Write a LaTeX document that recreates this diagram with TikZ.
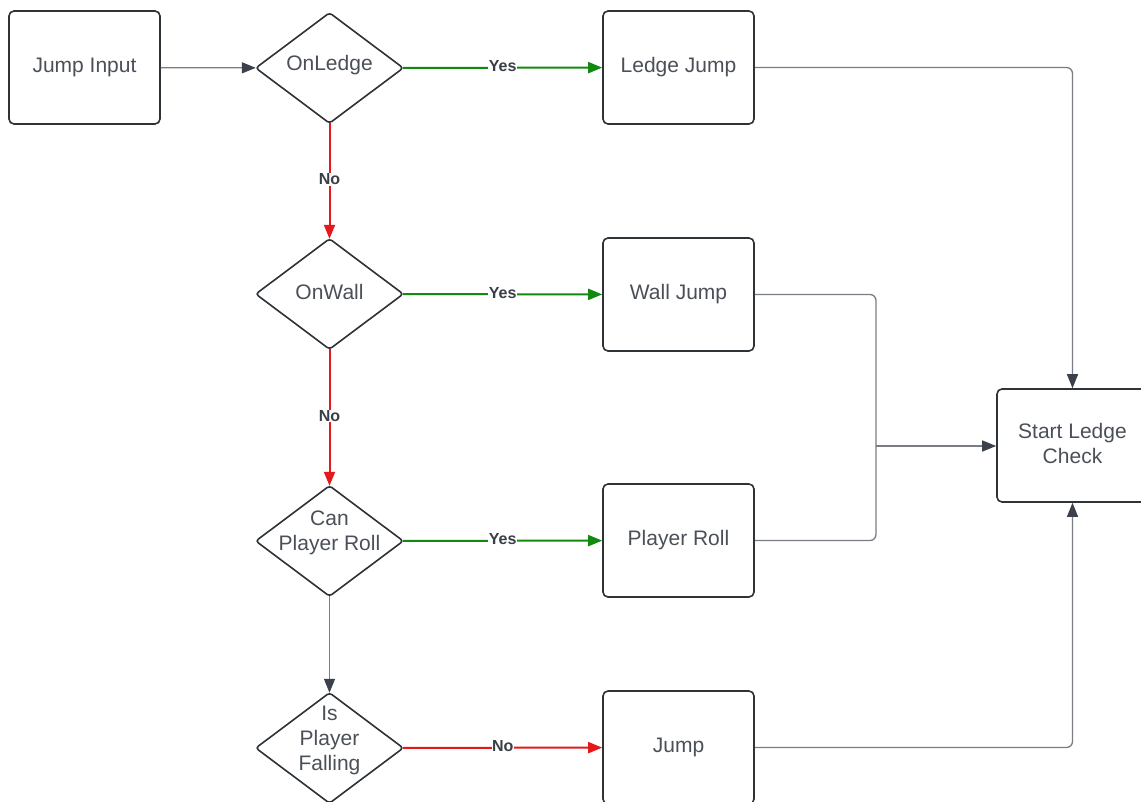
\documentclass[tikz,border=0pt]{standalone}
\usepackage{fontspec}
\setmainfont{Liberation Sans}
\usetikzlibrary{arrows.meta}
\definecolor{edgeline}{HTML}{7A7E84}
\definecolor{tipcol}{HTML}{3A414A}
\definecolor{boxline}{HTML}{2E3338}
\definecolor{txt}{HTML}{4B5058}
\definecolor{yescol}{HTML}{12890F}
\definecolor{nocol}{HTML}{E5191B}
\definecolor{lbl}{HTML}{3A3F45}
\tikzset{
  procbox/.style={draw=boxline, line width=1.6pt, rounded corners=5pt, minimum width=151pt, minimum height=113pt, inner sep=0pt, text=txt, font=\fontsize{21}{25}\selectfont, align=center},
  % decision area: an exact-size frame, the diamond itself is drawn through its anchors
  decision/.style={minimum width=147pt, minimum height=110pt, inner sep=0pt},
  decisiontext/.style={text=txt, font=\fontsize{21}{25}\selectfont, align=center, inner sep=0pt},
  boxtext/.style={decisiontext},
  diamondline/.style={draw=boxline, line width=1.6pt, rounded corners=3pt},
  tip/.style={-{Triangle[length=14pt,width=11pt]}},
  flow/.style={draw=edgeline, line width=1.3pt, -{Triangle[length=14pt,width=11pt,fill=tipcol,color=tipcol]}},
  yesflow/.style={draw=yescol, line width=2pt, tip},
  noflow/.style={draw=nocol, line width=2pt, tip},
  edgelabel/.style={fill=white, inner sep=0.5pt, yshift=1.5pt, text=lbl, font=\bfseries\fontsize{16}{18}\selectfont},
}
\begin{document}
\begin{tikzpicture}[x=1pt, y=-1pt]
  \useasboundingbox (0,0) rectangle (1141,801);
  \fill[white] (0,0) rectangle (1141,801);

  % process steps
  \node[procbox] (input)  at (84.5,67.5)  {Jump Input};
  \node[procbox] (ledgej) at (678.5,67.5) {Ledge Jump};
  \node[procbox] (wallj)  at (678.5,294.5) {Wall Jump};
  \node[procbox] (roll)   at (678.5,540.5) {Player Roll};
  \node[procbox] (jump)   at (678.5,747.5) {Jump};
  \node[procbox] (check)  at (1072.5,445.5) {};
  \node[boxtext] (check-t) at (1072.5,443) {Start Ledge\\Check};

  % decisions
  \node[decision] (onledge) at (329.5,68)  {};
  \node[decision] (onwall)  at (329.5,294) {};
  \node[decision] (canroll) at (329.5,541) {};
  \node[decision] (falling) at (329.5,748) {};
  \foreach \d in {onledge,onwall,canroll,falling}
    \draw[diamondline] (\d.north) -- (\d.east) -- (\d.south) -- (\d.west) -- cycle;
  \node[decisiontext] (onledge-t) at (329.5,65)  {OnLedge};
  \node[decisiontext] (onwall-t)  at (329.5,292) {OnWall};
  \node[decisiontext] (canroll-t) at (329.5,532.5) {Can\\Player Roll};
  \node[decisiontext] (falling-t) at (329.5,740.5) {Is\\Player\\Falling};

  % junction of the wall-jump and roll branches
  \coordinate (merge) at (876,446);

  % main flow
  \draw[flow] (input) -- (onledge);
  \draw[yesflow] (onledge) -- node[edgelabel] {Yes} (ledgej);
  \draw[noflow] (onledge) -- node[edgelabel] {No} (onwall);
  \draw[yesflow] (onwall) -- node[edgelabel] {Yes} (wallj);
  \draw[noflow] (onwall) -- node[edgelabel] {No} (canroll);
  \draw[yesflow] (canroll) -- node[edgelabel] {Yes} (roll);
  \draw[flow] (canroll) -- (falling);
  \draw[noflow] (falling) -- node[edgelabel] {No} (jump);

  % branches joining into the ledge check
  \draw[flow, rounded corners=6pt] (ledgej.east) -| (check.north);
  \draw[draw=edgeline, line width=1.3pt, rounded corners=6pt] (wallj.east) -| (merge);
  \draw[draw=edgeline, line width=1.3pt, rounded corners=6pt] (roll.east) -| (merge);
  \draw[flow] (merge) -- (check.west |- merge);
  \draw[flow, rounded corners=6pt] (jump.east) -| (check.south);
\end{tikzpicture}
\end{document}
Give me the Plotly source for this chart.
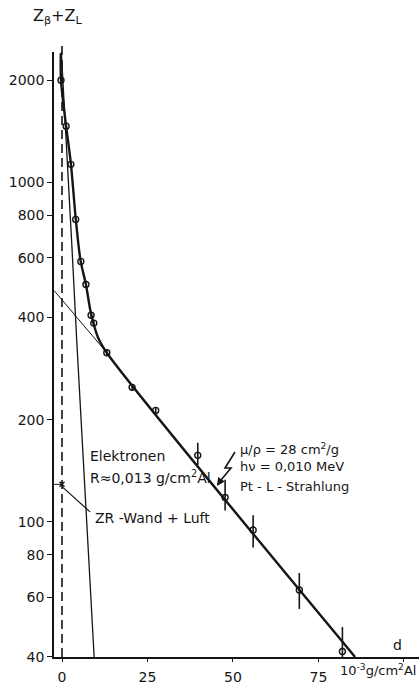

┄┄┄┄┄┄┄┄┄┄

Task statement:
Quote in full the listing given above; the images are to be left out.

Response to the task:
Write a LaTeX document that recreates this diagram with TikZ.
\documentclass[tikz,border=0pt]{standalone}
\usepackage{fontspec}
\setmainfont{Liberation Sans}
\usetikzlibrary{arrows.meta}
\definecolor{edgeline}{HTML}{7A7E84}
\definecolor{tipcol}{HTML}{3A414A}
\definecolor{boxline}{HTML}{2E3338}
\definecolor{txt}{HTML}{4B5058}
\definecolor{yescol}{HTML}{12890F}
\definecolor{nocol}{HTML}{E5191B}
\definecolor{lbl}{HTML}{3A3F45}
\tikzset{
  procbox/.style={draw=boxline, line width=1.6pt, rounded corners=5pt, minimum width=151pt, minimum height=113pt, inner sep=0pt, text=txt, font=\fontsize{21}{25}\selectfont, align=center},
  % decision area: an exact-size frame, the diamond itself is drawn through its anchors
  decision/.style={minimum width=147pt, minimum height=110pt, inner sep=0pt},
  decisiontext/.style={text=txt, font=\fontsize{21}{25}\selectfont, align=center, inner sep=0pt},
  boxtext/.style={decisiontext},
  diamondline/.style={draw=boxline, line width=1.6pt, rounded corners=3pt},
  tip/.style={-{Triangle[length=14pt,width=11pt]}},
  flow/.style={draw=edgeline, line width=1.3pt, -{Triangle[length=14pt,width=11pt,fill=tipcol,color=tipcol]}},
  yesflow/.style={draw=yescol, line width=2pt, tip},
  noflow/.style={draw=nocol, line width=2pt, tip},
  edgelabel/.style={fill=white, inner sep=0.5pt, yshift=1.5pt, text=lbl, font=\bfseries\fontsize{16}{18}\selectfont},
}
\begin{document}
\begin{tikzpicture}[x=1pt, y=-1pt]
  \useasboundingbox (0,0) rectangle (1141,801);
  \fill[white] (0,0) rectangle (1141,801);

  % process steps
  \node[procbox] (input)  at (84.5,67.5)  {Jump Input};
  \node[procbox] (ledgej) at (678.5,67.5) {Ledge Jump};
  \node[procbox] (wallj)  at (678.5,294.5) {Wall Jump};
  \node[procbox] (roll)   at (678.5,540.5) {Player Roll};
  \node[procbox] (jump)   at (678.5,747.5) {Jump};
  \node[procbox] (check)  at (1072.5,445.5) {};
  \node[boxtext] (check-t) at (1072.5,443) {Start Ledge\\Check};

  % decisions
  \node[decision] (onledge) at (329.5,68)  {};
  \node[decision] (onwall)  at (329.5,294) {};
  \node[decision] (canroll) at (329.5,541) {};
  \node[decision] (falling) at (329.5,748) {};
  \foreach \d in {onledge,onwall,canroll,falling}
    \draw[diamondline] (\d.north) -- (\d.east) -- (\d.south) -- (\d.west) -- cycle;
  \node[decisiontext] (onledge-t) at (329.5,65)  {OnLedge};
  \node[decisiontext] (onwall-t)  at (329.5,292) {OnWall};
  \node[decisiontext] (canroll-t) at (329.5,532.5) {Can\\Player Roll};
  \node[decisiontext] (falling-t) at (329.5,740.5) {Is\\Player\\Falling};

  % junction of the wall-jump and roll branches
  \coordinate (merge) at (876,446);

  % main flow
  \draw[flow] (input) -- (onledge);
  \draw[yesflow] (onledge) -- node[edgelabel] {Yes} (ledgej);
  \draw[noflow] (onledge) -- node[edgelabel] {No} (onwall);
  \draw[yesflow] (onwall) -- node[edgelabel] {Yes} (wallj);
  \draw[noflow] (onwall) -- node[edgelabel] {No} (canroll);
  \draw[yesflow] (canroll) -- node[edgelabel] {Yes} (roll);
  \draw[flow] (canroll) -- (falling);
  \draw[noflow] (falling) -- node[edgelabel] {No} (jump);

  % branches joining into the ledge check
  \draw[flow, rounded corners=6pt] (ledgej.east) -| (check.north);
  \draw[draw=edgeline, line width=1.3pt, rounded corners=6pt] (wallj.east) -| (merge);
  \draw[draw=edgeline, line width=1.3pt, rounded corners=6pt] (roll.east) -| (merge);
  \draw[flow] (merge) -- (check.west |- merge);
  \draw[flow, rounded corners=6pt] (jump.east) -| (check.south);
\end{tikzpicture}
\end{document}
Give me the Plotly source for this chart.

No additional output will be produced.